- To do -
In your copy, reproduce the entries exactly as they are, minus the images.

- Extracted data -
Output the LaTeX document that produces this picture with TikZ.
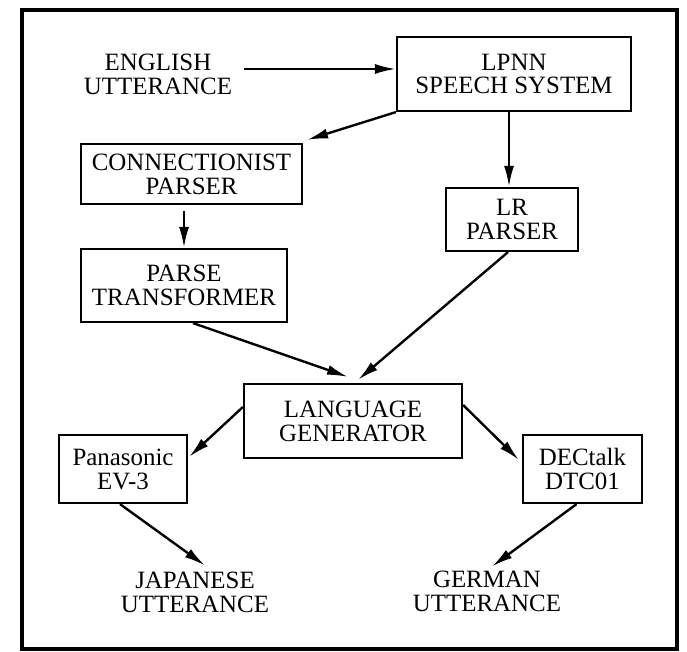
\documentclass[tikz,border=0pt]{standalone}
\usepackage{fontspec}
\setmainfont{Liberation Serif}
\usepackage{tikz}
\usetikzlibrary{arrows.meta,positioning}

\begin{document}
\begin{tikzpicture}[
  x=1bp, y=-1bp,
  box/.style={draw, line width=2.2pt, align=center, inner sep=2pt, font=\fontsize{25}{24}\selectfont},
  plain/.style={align=center, inner sep=2pt, font=\fontsize{25}{24}\selectfont},
  arrow/.style={-{Latex[length=21pt, width=10pt]}, line width=2.4pt}
]
\useasboundingbox (0,0) rectangle (687,652);
\draw[line width=3.5pt] (22,10) rectangle (677,649);

\node[plain] (english) at (158,74) {ENGLISH\\UTTERANCE};
\node[box, minimum width=234bp, minimum height=74bp] (lpnn) at (514,74) {LPNN\\SPEECH SYSTEM};
\node[box, minimum width=221bp, minimum height=60bp] (conn) at (191.5,174) {CONNECTIONIST\\PARSER};
\node[box, minimum width=132bp, minimum height=63bp] (lr) at (512,219.5) {LR\\PARSER};
\node[box, minimum width=206bp, minimum height=73bp] (parse) at (184,285.5) {PARSE\\TRANSFORMER};
\node[box, minimum width=218bp, minimum height=74bp] (lang) at (353,421) {LANGUAGE\\GENERATOR};
\node[box, minimum width=128bp, minimum height=68bp] (pan) at (123,469) {Panasonic\\EV-3};
\node[box, minimum width=119bp, minimum height=68bp] (dec) at (582.5,469) {DECtalk\\DTC01};
\node[plain] (jap) at (195,592) {JAPANESE\\UTTERANCE};
\node[plain] (ger) at (487,591) {GERMAN\\UTTERANCE};

\draw[arrow, shorten <=10pt] ([yshift=5bp]english.east) -- ([yshift=5bp]lpnn.west);
\draw[arrow] (lpnn.south west) -- ([xshift=4bp, yshift=3bp]conn.north east);
\draw[arrow] ([xshift=-3bp]lr.north |- lpnn.south) -- ([xshift=-3bp]lr.north);
\draw[arrow, shorten <=6pt] (parse.north |- conn.south) -- (parse.north);
\draw[arrow] ([xshift=9bp]parse.south) -- ([xshift=-5bp, yshift=6bp]lang.north);
\draw[arrow] ([xshift=-4bp]lr.south) -- ([xshift=5bp, yshift=3bp]lang.north);
\draw[arrow] ([yshift=14bp]lang.west) -- ([xshift=1bp, yshift=-23bp]pan.north east);
\draw[arrow] ([yshift=16bp]lang.east) -- ([xshift=-3bp, yshift=-26bp]dec.north west);
\draw[arrow] ([xshift=-3bp]pan.south) -- ([xshift=10bp, yshift=4bp]jap.north);
\draw[arrow] ([xshift=-6bp]dec.south) -- ([xshift=5bp, yshift=2bp]ger.north);
\end{tikzpicture}
\end{document}
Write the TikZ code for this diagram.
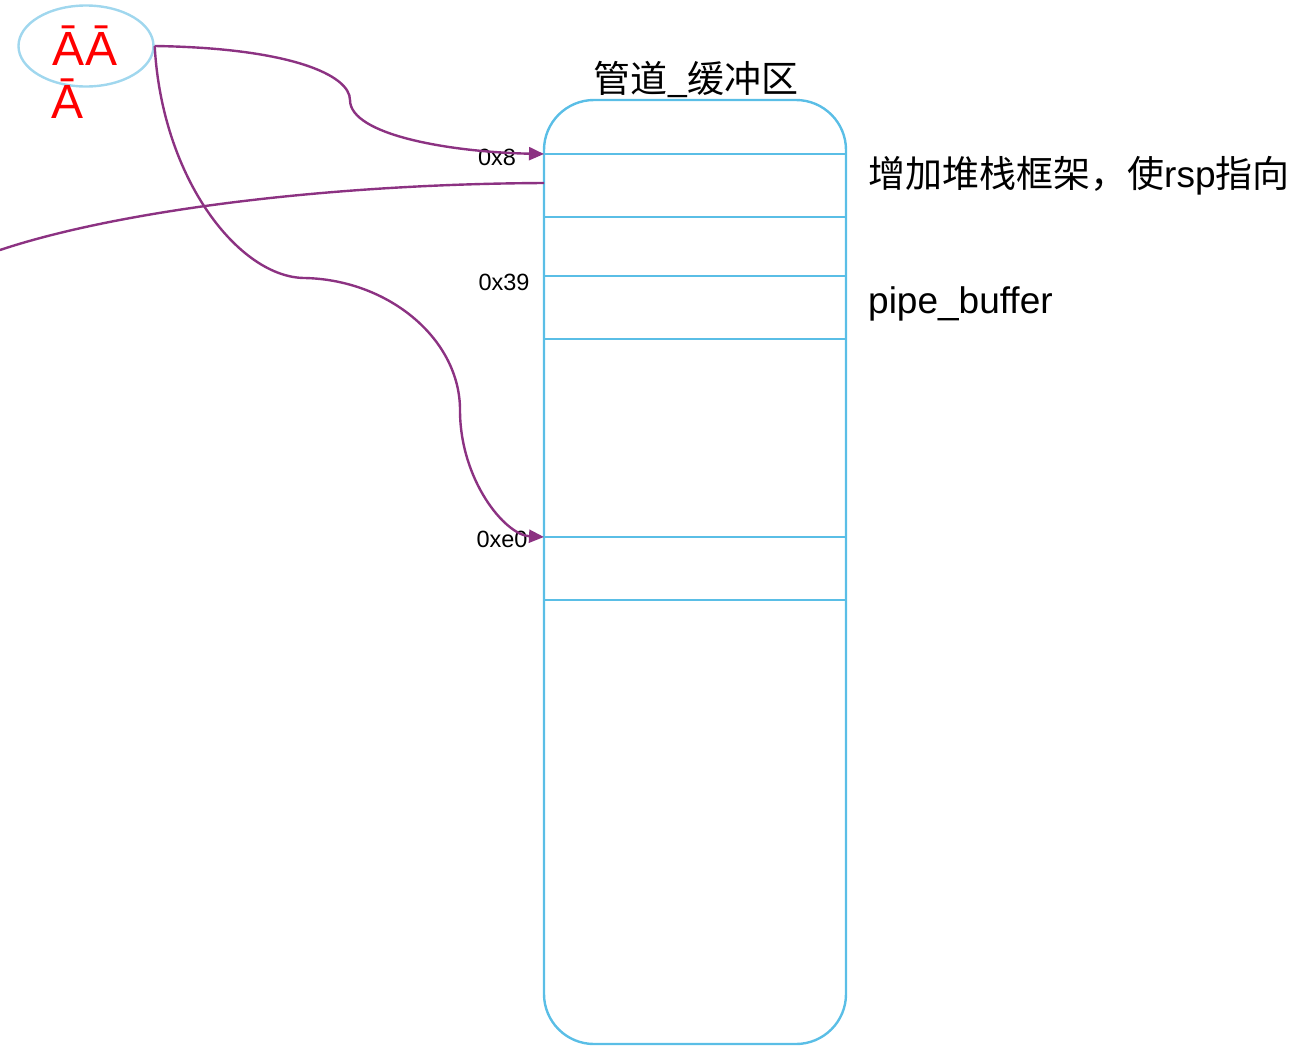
\documentclass[tikz,border=0pt]{standalone}
\usepackage{fontspec}
\setmainfont{Liberation Sans}
\newfontfamily\cjk{Noto Sans CJK SC}
\usetikzlibrary{arrows.meta,shapes.geometric}
\definecolor{bufblue}{RGB}{90,190,230}
\definecolor{ellblue}{RGB}{160,215,238}
\definecolor{arrpurple}{RGB}{140,50,130}
\tikzset{
  buf/.style={draw=bufblue, line width=2.4pt},
  conn/.style={draw=arrpurple, line width=2.4pt},
  tip/.style={-{Triangle[length=15pt,width=13pt]}},
  addr/.style={font=\fontsize{23.5}{26}\selectfont, inner sep=0pt},
  side/.style={font=\fontsize{37}{42}\selectfont, inner sep=0pt, anchor=west},
}
\begin{document}
\begin{tikzpicture}[x=1pt,y=-1pt]
\useasboundingbox (0,0) rectangle (1304,1045);
% buffer
\draw[buf, rounded corners=50pt] (544,100) rectangle (846,1044);
\node[inner sep=0pt] (title) at (696,79) {\fontsize{37}{40}\selectfont\cjk 管道\_缓冲区};
\foreach \yy/\nm in {154/l1,217/l2,276/l3,339/l4,537/l5,600/l6}{
  \coordinate (\nm w) at (544,\yy);
  \coordinate (\nm e) at (846,\yy);
  \draw[buf] (\nm w) -- (\nm e);
}
\coordinate (mid) at (544,183);
\coordinate (left) at (0,250);
% ellipse
\node[draw=ellblue, line width=2.4pt, ellipse, minimum width=135pt, minimum height=81pt, inner sep=0pt] (ell) at (86,46) {};
\node[text=red, font=\fontsize{48}{50}\selectfont, inner sep=0pt, anchor=base] (aa) at (85,65) {ĀĀ};
\node[text=red, font=\fontsize{48}{50}\selectfont, inner sep=0pt, anchor=base] (a) at (68,118) {Ā};
% labels
\node[addr] (n8) at (497,157) {0x8};
\node[addr] (n39) at (504,282) {0x39};
\node[addr] (ne0) at (502,539) {0xe0};
\node[side] (t1) at (868,176) {\cjk 增加堆栈框架，使\normalfont rsp\cjk 指向};
\node[side] (t2) at (868,304) {pipe\_buffer};
% connectors
\draw[conn, tip] (ell.east) .. controls (290,48) and (350,75) .. (350,100)
  .. controls (350,135) and (450,152) .. (l1w);
\draw[conn] (mid) .. controls (330,184) and (120,210) .. (left);
\draw[conn, tip] (ell.east) .. controls (162,180) and (240,278) .. (305,278)
  .. controls (390,280) and (460,340) .. (460,410)
  .. controls (460,480) and (505,535) .. (l5w);
\end{tikzpicture}
\end{document}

- Correct result -
Output the LaTeX document that produces this picture with TikZ.
\documentclass[tikz,border=0pt]{standalone}
\usepackage{fontspec}
\setmainfont{Liberation Serif}
\usepackage{tikz}
\usetikzlibrary{arrows.meta,positioning}

\begin{document}
\begin{tikzpicture}[
  x=1bp, y=-1bp,
  box/.style={draw, line width=2.2pt, align=center, inner sep=2pt, font=\fontsize{25}{24}\selectfont},
  plain/.style={align=center, inner sep=2pt, font=\fontsize{25}{24}\selectfont},
  arrow/.style={-{Latex[length=21pt, width=10pt]}, line width=2.4pt}
]
\useasboundingbox (0,0) rectangle (687,652);
\draw[line width=3.5pt] (22,10) rectangle (677,649);

\node[plain] (english) at (158,74) {ENGLISH\\UTTERANCE};
\node[box, minimum width=234bp, minimum height=74bp] (lpnn) at (514,74) {LPNN\\SPEECH SYSTEM};
\node[box, minimum width=221bp, minimum height=60bp] (conn) at (191.5,174) {CONNECTIONIST\\PARSER};
\node[box, minimum width=132bp, minimum height=63bp] (lr) at (512,219.5) {LR\\PARSER};
\node[box, minimum width=206bp, minimum height=73bp] (parse) at (184,285.5) {PARSE\\TRANSFORMER};
\node[box, minimum width=218bp, minimum height=74bp] (lang) at (353,421) {LANGUAGE\\GENERATOR};
\node[box, minimum width=128bp, minimum height=68bp] (pan) at (123,469) {Panasonic\\EV-3};
\node[box, minimum width=119bp, minimum height=68bp] (dec) at (582.5,469) {DECtalk\\DTC01};
\node[plain] (jap) at (195,592) {JAPANESE\\UTTERANCE};
\node[plain] (ger) at (487,591) {GERMAN\\UTTERANCE};

\draw[arrow, shorten <=10pt] ([yshift=5bp]english.east) -- ([yshift=5bp]lpnn.west);
\draw[arrow] (lpnn.south west) -- ([xshift=4bp, yshift=3bp]conn.north east);
\draw[arrow] ([xshift=-3bp]lr.north |- lpnn.south) -- ([xshift=-3bp]lr.north);
\draw[arrow, shorten <=6pt] (parse.north |- conn.south) -- (parse.north);
\draw[arrow] ([xshift=9bp]parse.south) -- ([xshift=-5bp, yshift=6bp]lang.north);
\draw[arrow] ([xshift=-4bp]lr.south) -- ([xshift=5bp, yshift=3bp]lang.north);
\draw[arrow] ([yshift=14bp]lang.west) -- ([xshift=1bp, yshift=-23bp]pan.north east);
\draw[arrow] ([yshift=16bp]lang.east) -- ([xshift=-3bp, yshift=-26bp]dec.north west);
\draw[arrow] ([xshift=-3bp]pan.south) -- ([xshift=10bp, yshift=4bp]jap.north);
\draw[arrow] ([xshift=-6bp]dec.south) -- ([xshift=5bp, yshift=2bp]ger.north);
\end{tikzpicture}
\end{document}
Write the TikZ code for this diagram.
\documentclass[tikz,border=0pt]{standalone}
\usepackage{fontspec}
\setmainfont{Liberation Sans}
\newfontfamily\cjk{Noto Sans CJK SC}
\usetikzlibrary{arrows.meta,shapes.geometric}
\definecolor{bufblue}{RGB}{90,190,230}
\definecolor{ellblue}{RGB}{160,215,238}
\definecolor{arrpurple}{RGB}{140,50,130}
\tikzset{
  buf/.style={draw=bufblue, line width=2.4pt},
  conn/.style={draw=arrpurple, line width=2.4pt},
  tip/.style={-{Triangle[length=15pt,width=13pt]}},
  addr/.style={font=\fontsize{23.5}{26}\selectfont, inner sep=0pt},
  side/.style={font=\fontsize{37}{42}\selectfont, inner sep=0pt, anchor=west},
}
\begin{document}
\begin{tikzpicture}[x=1pt,y=-1pt]
\useasboundingbox (0,0) rectangle (1304,1045);
% buffer
\draw[buf, rounded corners=50pt] (544,100) rectangle (846,1044);
\node[inner sep=0pt] (title) at (696,79) {\fontsize{37}{40}\selectfont\cjk 管道\_缓冲区};
\foreach \yy/\nm in {154/l1,217/l2,276/l3,339/l4,537/l5,600/l6}{
  \coordinate (\nm w) at (544,\yy);
  \coordinate (\nm e) at (846,\yy);
  \draw[buf] (\nm w) -- (\nm e);
}
\coordinate (mid) at (544,183);
\coordinate (left) at (0,250);
% ellipse
\node[draw=ellblue, line width=2.4pt, ellipse, minimum width=135pt, minimum height=81pt, inner sep=0pt] (ell) at (86,46) {};
\node[text=red, font=\fontsize{48}{50}\selectfont, inner sep=0pt, anchor=base] (aa) at (85,65) {ĀĀ};
\node[text=red, font=\fontsize{48}{50}\selectfont, inner sep=0pt, anchor=base] (a) at (68,118) {Ā};
% labels
\node[addr] (n8) at (497,157) {0x8};
\node[addr] (n39) at (504,282) {0x39};
\node[addr] (ne0) at (502,539) {0xe0};
\node[side] (t1) at (868,176) {\cjk 增加堆栈框架，使\normalfont rsp\cjk 指向};
\node[side] (t2) at (868,304) {pipe\_buffer};
% connectors
\draw[conn, tip] (ell.east) .. controls (290,48) and (350,75) .. (350,100)
  .. controls (350,135) and (450,152) .. (l1w);
\draw[conn] (mid) .. controls (330,184) and (120,210) .. (left);
\draw[conn, tip] (ell.east) .. controls (162,180) and (240,278) .. (305,278)
  .. controls (390,280) and (460,340) .. (460,410)
  .. controls (460,480) and (505,535) .. (l5w);
\end{tikzpicture}
\end{document}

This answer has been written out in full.